Lunt – Remember We Were Waiting For The Snow

Posted: 12 December 2022 in Albums
Tags: , , , , , , , ,

Cruel Nature Records – 2nd December 2022

Christopher Nosnibor

Many of us were waiting for the snow. And then, it arrived. And then everything ground to a halt. Welcome to the world now. What happened? It wasn’t always this way.

It’s all in a single word: ‘remember’ immediately imbues the album’s title with a sense of nostalgia. It isn’t explicit, of course, but it’s so, so evocative. Because, so caught up in life and the way everything blurs as time races past, we forget so much. The things we remember, then, hold a special place in our crowded minds. Reminiscences between friends, where moments, events, occurrences, people and places are conjured in those moments of reflection whereby we ‘remember when…’

Winters now are simply not the same as they were. I remember, in the early 80s, a full foot of snow on my parents’ back lawn, from which I would build a six-foot snowman and an igloo. We’d even build igloos on the school field during breaks. Snow didn’t stop school busses from running then. Perhaps it’s because of climate change, perhaps it’s because of the sheer volume of films, art, and literature, that depict idyllic, snowy winters, that show is so evocative. Most of can only dream of a white Christmas, but then, even Irving Berlin’s 1942 song was in itself a slice off nostalgia: ‘just like the ones we used to know’ is perhaps more accurately summarised as ‘just like the ones we see in fiction dating back to Dickens’ but obviously, it doesn’t have the same chime. Ultimately, the world is changing, and

The text which accompanies the album’s release serves almost as an affirmation of my line of contemplation, with the explanation that Remember We Were Waiting For The Snow is about what is called ‘solastalgia’: our anxiety, our concern, our sadness to see some natural phenomenon disappear. Written 5 years ago, after Žils [Deless-Vēliņš – aka (Lunt)] relocated to Latvia, it is a collection of exquisite reflective moving guitar-driven ambience drawing from same the sonic well as soundscapers like Jim O’Rouke’.

The nine tracks of Remember We Were Waiting For The Snow range from the expansive – the eight-minute opener, ‘Flakes and Feathers’ and the nine-minute closer, ‘Auseklis’ – to the fragmentary – the sub-two-minute ‘Dead Man in the Sand’ and ‘Dead Man in the Snow’.

Between the bodies, there is atmosphere.
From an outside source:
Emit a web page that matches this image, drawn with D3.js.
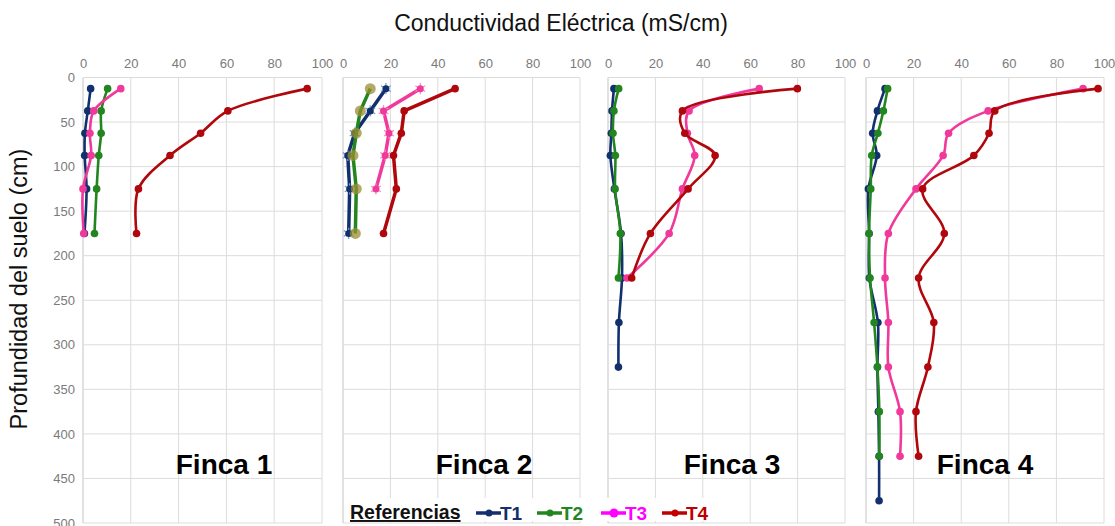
<!DOCTYPE html>
<html>
<head>
<meta charset="utf-8">
<script src="https://cdn.jsdelivr.net/npm/d3@7"></script>
<style>
  body { margin: 0; background: #fff; }
  svg { font-family: "Liberation Sans", Arial, sans-serif; }
</style>
</head>
<body>
<div id="chart"></div>
<script>
// profundidades de muestreo (cm)
const depths = [12.5, 37.5, 62.5, 87.5, 125, 175, 225, 275, 325, 375, 425, 475];
const xTicks = [0, 20, 40, 60, 80, 100];
const yTicks = [0, 50, 100, 150, 200, 250, 300, 350, 400, 450, 500];
const fincas = ["Finca 1", "Finca 2", "Finca 3", "Finca 4"];
const series = ["T1", "T2", "T3", "T4"];

// CE por tratamiento, en el orden de depths
const f1T1 = [3.2, 2.0, 0.8, 0.7, 1.5, 0.6];
const f1T2 = [10.3, 7.6, 7.6, 6.6, 5.7, 4.8];
const f1T3 = [15.8, 4.5, 2.9, 3.4, 0.0, 0.3];
const f1T4 = [93.8, 60.6, 49.2, 36.4, 23.2, 22.4];

const f2T1 = [18.1, 11.5, 4.9, 2.0, 2.8, 2.4];
const f2T2 = [11.5, 7.3, 5.6, 4.2, 5.6, 5.2];
const f2T3 = [32.6, 17.1, 19.4, 17.8, 13.9];
const f2T4 = [47.3, 25.8, 24.6, 21.3, 22.5, 17.1];

const f3T1 = [2.5, 1.7, 1.4, 1.0, 2.7, 5.5, 5.9, 4.6, 4.4];
const f3T2 = [4.5, 2.5, 2.1, 3.1, 3.0, 5.2, 4.4];
const f3T3 = [63.8, 34.2, 33.5, 36.6, 31.4, 25.8, 8.0];
const f3T4 = [79.9, 31.4, 32.4, 45.2, 33.8, 17.9, 10.0];

const f4T1 = [8.0, 4.8, 2.8, 4.5, 1.0, 1.3, 1.4, 5.0, 4.8, 5.2, 5.5, 5.5];
const f4T2 = [9.1, 7.3, 5.0, 2.4, 2.0, 1.3, 1.7, 3.4, 4.8, 5.6, 5.6];
const f4T3 = [91.2, 51.3, 34.7, 32.4, 21.0, 9.4, 8.0, 9.4, 9.4, 14.3, 14.3];
const f4T4 = [97.5, 54.1, 51.7, 45.3, 23.8, 32.9, 22.1, 28.5, 26.0, 21.0, 22.1];

const panelData = [
  [f1T1, f1T2, f1T3, f1T4],
  [f2T1, f2T2, f2T3, f2T4],
  [f3T1, f3T2, f3T3, f3T4],
  [f4T1, f4T2, f4T3, f4T4]
];

const lineColors = ["#12306e", "#22851f", "#f0399a", "#b0070c"];
const legendColors = ["#12306e", "#22851f", "#ff00ff", "#c00000"];

const width = 1115, height = 526;
const svg = d3.select("#chart").append("svg")
  .attr("width", width)
  .attr("height", height);

const y = d3.scaleLinear().domain([0, 500]).range([77.5, 523]);

const panels = [
  { x0: 83, x1: 322, smooth: true },
  { x0: 343, x1: 580, smooth: false },
  { x0: 608, x1: 845, smooth: true },
  { x0: 866, x1: 1104, smooth: true }
];
const fincaX = [224, 484, 732, 985];

panels.forEach((p, pi) => {
  const x = d3.scaleLinear().domain([0, 100]).range([p.x0, p.x1]);
  const g = svg.append("g").attr("class", "panel");

  // rejilla
  g.selectAll(".vgrid").data(xTicks).join("line")
    .attr("x1", d => x(d)).attr("x2", d => x(d))
    .attr("y1", y(0)).attr("y2", y(500))
    .attr("stroke", d => d === 0 ? "#c4c4c4" : "#dcdcdc")
    .attr("stroke-width", 1);
  g.selectAll(".hgrid").data(yTicks).join("line")
    .attr("x1", x(0)).attr("x2", x(100))
    .attr("y1", d => y(d)).attr("y2", d => y(d))
    .attr("stroke", "#dcdcdc")
    .attr("stroke-width", 1);

  // eje superior
  const xAxis = d3.axisTop(x).tickValues(xTicks).tickSize(0).tickPadding(10);
  g.append("g").attr("transform", `translate(0,${y(0)})`).call(xAxis)
    .call(a => a.select(".domain").remove())
    .selectAll("text").attr("fill", "#7a7a7a").attr("font-size", 13)
    .attr("font-family", "'Liberation Sans', Arial, sans-serif");

  if (pi === 0) {
    const yAxis = d3.axisLeft(y).tickValues(yTicks).tickSize(0).tickPadding(8);
    g.append("g").attr("transform", `translate(${x(0)},0)`).call(yAxis)
      .call(a => a.select(".domain").remove())
      .selectAll("text").attr("fill", "#7a7a7a").attr("font-size", 13)
      .attr("font-family", "'Liberation Sans', Arial, sans-serif");
  }

  const line = d3.line()
    .x(d => x(d.v))
    .y(d => y(d.depth))
    .curve(p.smooth ? d3.curveCatmullRom.alpha(0.5) : d3.curveLinear);

  panelData[pi].forEach((vals, si) => {
    const pts = vals.map((v, i) => ({ v: v, depth: depths[i] }));
    const sg = g.append("g").attr("class", "serie " + series[si]);
    sg.append("path").datum(pts)
      .attr("d", line)
      .attr("fill", "none")
      .attr("stroke", lineColors[si])
      .attr("stroke-width", pi === 1 ? 3.5 : 2.6)
      .attr("stroke-linejoin", "round");

    if (pi === 1 && si === 1) {
      sg.selectAll("circle").data(pts).join("circle")
        .attr("cx", d => x(d.v)).attr("cy", d => y(d.depth))
        .attr("r", 5.5).attr("fill", "#9a8f32").attr("opacity", 0.75);
    } else if (pi === 1 && (si === 0 || si === 2)) {
      const star = d3.symbol().type(d3.symbolAsterisk).size(90);
      sg.selectAll(".star").data(pts).join("path")
        .attr("class", "star")
        .attr("d", star)
        .attr("transform", d => `translate(${x(d.v)},${y(d.depth)})`)
        .attr("fill", "none")
        .attr("stroke", si === 0 ? "#6f9ccc" : "#f58cc6")
        .attr("stroke-width", 1.2);
      sg.selectAll("circle").data(pts).join("circle")
        .attr("cx", d => x(d.v)).attr("cy", d => y(d.depth))
        .attr("r", 3.5).attr("fill", lineColors[si]);
    } else {
      sg.selectAll("circle").data(pts).join("circle")
        .attr("cx", d => x(d.v)).attr("cy", d => y(d.depth))
        .attr("r", 3.8).attr("fill", lineColors[si]);
    }
  });

  g.append("text")
    .attr("x", fincaX[pi]).attr("y", 474)
    .attr("text-anchor", "middle")
    .attr("font-size", 28).attr("font-weight", "bold")
    .attr("fill", "#000")
    .text(fincas[pi]);
});

// títulos
svg.append("text")
  .attr("x", 561).attr("y", 31)
  .attr("text-anchor", "middle")
  .attr("font-size", 23)
  .attr("fill", "#111")
  .text("Conductividad Eléctrica (mS/cm)");

svg.append("text")
  .attr("transform", "translate(27,289) rotate(-90)")
  .attr("text-anchor", "middle")
  .attr("font-size", 23.5)
  .attr("fill", "#111")
  .text("Profundidad del suelo (cm)");

// leyenda
const leg = svg.append("g").attr("class", "legend");
leg.append("rect")
  .attr("x", 346).attr("y", 498).attr("width", 372).attr("height", 23)
  .attr("fill", "#fff");
leg.append("text")
  .attr("x", 350).attr("y", 519)
  .attr("font-size", 19.5).attr("font-weight", "bold")
  .attr("text-decoration", "underline")
  .attr("fill", "#111")
  .text("Referencias");

const legX = [476, 537, 601, 662];
series.forEach((s, i) => {
  const lg = leg.append("g").attr("transform", `translate(${legX[i]},513)`);
  lg.append("line").attr("x1", 0).attr("x2", 25).attr("y1", 0).attr("y2", 0)
    .attr("stroke", legendColors[i]).attr("stroke-width", 3.5);
  lg.append("circle").attr("cx", 13).attr("cy", 0).attr("r", i === 2 ? 4.5 : 3.5)
    .attr("fill", legendColors[i]);
  lg.append("text").attr("x", 24).attr("y", 6.5)
    .attr("font-size", 19).attr("font-weight", "bold")
    .attr("fill", legendColors[i])
    .text(s);
});
</script>
</body>
</html>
There is tension, but it’s contained by the soft curtains of sound. ‘Plasma (Under the Ice)’ is stark, scraping, brooding, dark, and difficult, uncomfortable, uneasy on the ear.

The instrumentation is varied, from screeding synths to picked guitar and mellow woodwind that falls between jazz and post-rock. But genres matter not and dissolve in the face of such magnificence. Remember We Were Waiting For The Snow drags hard on melancholic reflections. It’s also melodic and intimate, and ultimately, quite magical.